Punishing Student Resistance to Segregation

11.01.15

Students at Alabama State College, a traditionally African American school in Montgomery, Alabama, staged an antisegregation sit-in at a segregated lunch counter in the Montgomery County Courthouse on February 25, 1960.

Alabama Governor John Patterson, who was also chairman of the State Board of Education, condemned the sit-in and threatened to terminate the college’s funding unless it expelled the student organizers, warning that “someone [was] likely to be killed” if the protests continued. The next day, hundreds of Alabama State College students marched on the state capitol. On March 2, 1960, the college expelled the nine student leaders of the sit-in.

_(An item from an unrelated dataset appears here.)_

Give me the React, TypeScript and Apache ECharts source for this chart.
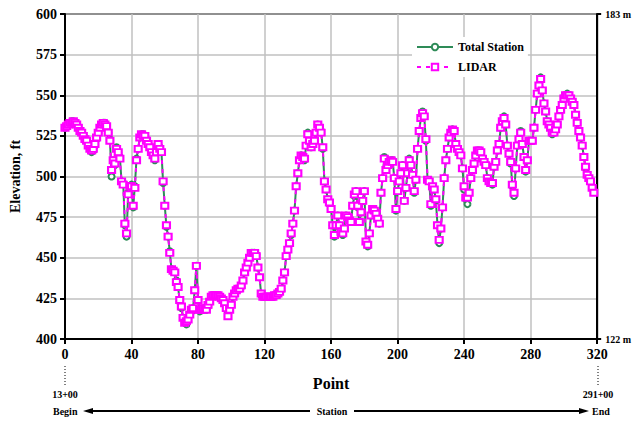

More than 1000 students immediately pledged a mass strike, threatened to withdraw from the school, and staged days of demonstrations; 37 students were arrested. Montgomery Police Commissioner L.B. Sullivan recommended closing the college, saying it produced only “graduates of hate and racial bitterness.” Meanwhile, six of the nine expelled students sought reinstatement through a federal lawsuit. In August 1960, in Dixon v. Alabama, a federal court upheld the expulsions as “justified and, in fact, necessary” and barred the students’ readmission.

On February 25, 2010, in a ceremony commemorating the fiftieth anniversary of the sit-in, Alabama State University (formerly Alabama State College) President William Harris reinstated the nine students, criticized Governor Patterson’s “arbitrary, illegal and intrusive” role in forcing the expulsions, and praised the student protest as “an important moment in civil rights history.”